Just outside of Killington, there’s a beautiful town called Burlington, where you’ll find a picturesque lake that isn’t just pretty – it’s also home to some of the world’s oldest coral reefs, as well as hundreds of species of fish and plants.
To get to know more about this fascinating ecosystem, visit ECHO, Leahy Center for Lake Champlain. Here, you’ll enjoy hands-on exhibitions, and you may even solve the lake’s biggest mystery … is Champ the Lake Monster real?
“At ECHO, Leahy Center for Lake Champlain, visitors from down the street and across the world are welcomed and offered a glimpse of life in the Lake Champlain Basin,” says director of development and communications Steve Perkins. “From the 70 species of live animals to the more than 100 interactive exhibits in the facility, this is the place to learn about the culture, history and future of this beloved lake.”
And it’s fun, he says. (We’ve been there, and we agree.) ECHO staff goes above and beyond to bring guests exciting programs, hands-on science, animal feedings and demonstrations – and so much more.
ECHO was founded in 1995 as the Lake Champlain Basin Science Center, gaining its current moniker when the new facility was built in 2003. A little-known fact, ECHO doesn’t only sound cool – it’s actually an acronym standing for Ecology, Culture, History and Opportunity for stewardship of the basin.
This innovative science center and aquarium is located next to the Waterfront Park directly on Lake Champlain. It’s great for both kids and adults, but geared toward capturing your young ones’ minds and hearts – with more than 100 interactive exhibits and three floors to explore. (ECHO even offers camps and overnights, so kids can tuck in and learn more about the all the fish, frogs and fossils.)
Open year-round, with the exception of Thanksgiving, Christmas Eve and Day, you can view 70-plus species of live animals at ECHO, which happens to be Perkins’ favorite ‘perk’ of the job.

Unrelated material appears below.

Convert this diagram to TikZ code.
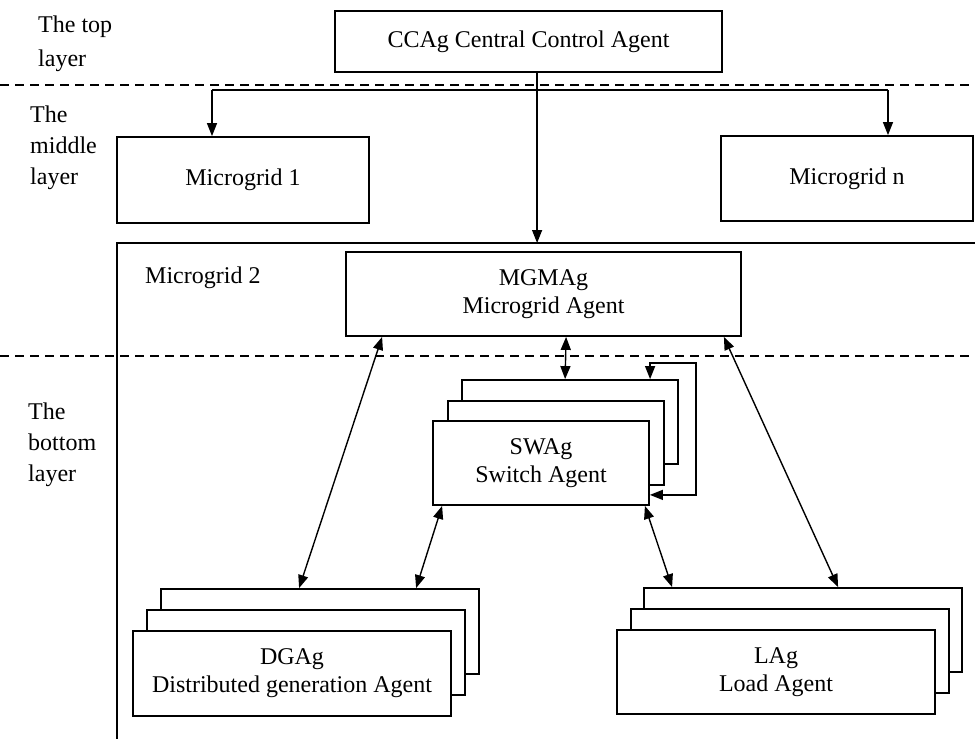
\documentclass[tikz,border=0pt]{standalone}
\usepackage{fontspec}                 % Polices
\setmainfont{Liberation Serif}
\usepackage{tikz}
\usetikzlibrary{calc,                 % Calculs de coordonnées entre $ $
           arrows.meta}               % Pointes de flèches
\tikzset{
  agent/.style = {draw, line width=1.8pt, fill=white, align=center,
                  font=\fontsize{24}{28}\selectfont, inner sep=0},
  couche/.style = {align=left, anchor=west, inner sep=0,
                   font=\fontsize{24}{31}\selectfont},
  lien/.style = {line width=1.4pt, -{Triangle[length=13pt,width=10pt]}},
  dlien/.style = {line width=1.4pt,
                  {Triangle[length=13pt,width=10pt]}-{Triangle[length=13pt,width=10pt]}},
  limite/.style = {line width=1.6pt, dash pattern=on 9pt off 6pt},
  cadre/.style = {line width=1.6pt}
}

\begin{document}
\begin{tikzpicture}[x=1pt,y=-1pt]
\useasboundingbox (0,0) rectangle (975,739);
% couches
\draw[limite] (0,85) -- (975,85);
\draw[limite] (0,356) -- (975,356);
\node[couche](Ltop) at (38,44){The top\\[3pt]layer};
\node[couche](Lmid) at (30,148){The\\middle\\layer};
\node[couche](Lbot) at (28,445){The\\bottom\\layer};
% niveau haut et milieu
\node[agent, minimum width=387pt, minimum height=61pt](CC) at (528.5,41.5){CCAg Central Control Agent};
\node[agent, minimum width=252pt, minimum height=86pt](M1) at (243,180){Microgrid 1};
\node[agent, minimum width=252pt, minimum height=85pt](Mn) at (847,178.5){Microgrid n};
\coordinate (mg2) at (117,243);
\draw[cadre] (117,739) -- (mg2) -- (975,243);
\node[couche](MG2lab) at (145,278){Microgrid 2};
\node[agent, minimum width=395pt, minimum height=84pt](MG) at (543.5,294){MGMAg\\Microgrid Agent};
\coordinate (cc) at ($(CC.south west)+(203,0)$);
\coordinate (barL) at (212,90);
\coordinate (barR) at (888,90);
\draw[line width=1.4pt] (barL) -- (barR);
\draw[lien] (barL) -- (barL |- M1.north);
\draw[lien] (barR) -- (barR |- Mn.north);
\draw[lien] (cc) -- (cc |- mg2);
% niveau bas
\node[agent, minimum width=216pt, minimum height=84pt](SW3) at (570,422){};
\node[agent, minimum width=216pt, minimum height=84pt](SW2) at (556,443){};
\node[agent, minimum width=216pt, minimum height=84pt](SW) at (541,463){SWAg\\Switch Agent};
\node[agent, minimum width=318pt, minimum height=85pt](DG3) at (320,631.5){};
\node[agent, minimum width=318pt, minimum height=85pt](DG2) at (306,652.5){};
\node[agent, minimum width=318pt, minimum height=85pt](DG) at (292,673.5){DGAg\\Distributed generation Agent};
\node[agent, minimum width=318pt, minimum height=84pt](LA3) at (803,630){};
\node[agent, minimum width=318pt, minimum height=84pt](LA2) at (790,651){};
\node[agent, minimum width=318pt, minimum height=84pt](LA) at (776,672){LAg\\Load Agent};
\draw[dlien] ($(MG.south west)+(37,0)$) -- ($(DG3.north west)+(139,0)$);
\draw[dlien] ($(MG.south east)+(-18,0)$) -- ($(LA3.north west)+(195,0)$);
\draw[dlien] ($(MG.south west)+(221,0)$) -- ($(SW3.north west)+(104,0)$);
\draw[dlien] ($(SW.south west)+(10,0)$) -- ($(DG3.north west)+(256,0)$);
\draw[dlien] ($(SW.south east)+(-5,0)$) -- ($(LA3.north west)+(29,0)$);
\draw[dlien] ($(SW3.north west)+(189,0)$) -- ++(0,-16) -| ($(SW.south east)+(46,-11)$) -- ($(SW.south east)+(0,-11)$);
\end{tikzpicture}
\end{document}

“I just love to see the live animals every day. They are always different, they’re always changing, and they have distinct personalities,” he says. “They truly inspire me to do the work that I do and make me value the incredible place I call home.”
Who knew there were so many types of frogs, or that the American Bull Frog is so huge?!
Permanent exhibits include an Action Lab, Frog World, Before the Basin, Discovery Place, Voices for the Lake, Indigenous Expressions, Lake Champlain Navy Memorial and more. View a full list on the ECHO website.
Watch scientists at work in a research lab, check out the gift shop and grab a bite at the waterfront restaurant. While we can’t promise a sighting of Champ the Mythical Lake Monster, you can take a picture with the giant “Recycle-a-Saurus” at the front door, composed entirely of plastic bottles.
“We believe one drop is all it takes to make a difference in the overall ripple effect toward positive change in our world, and encourage everyone to do their part,” Perkins says.
You can do your part by visiting the center, for an admission fee of only $14.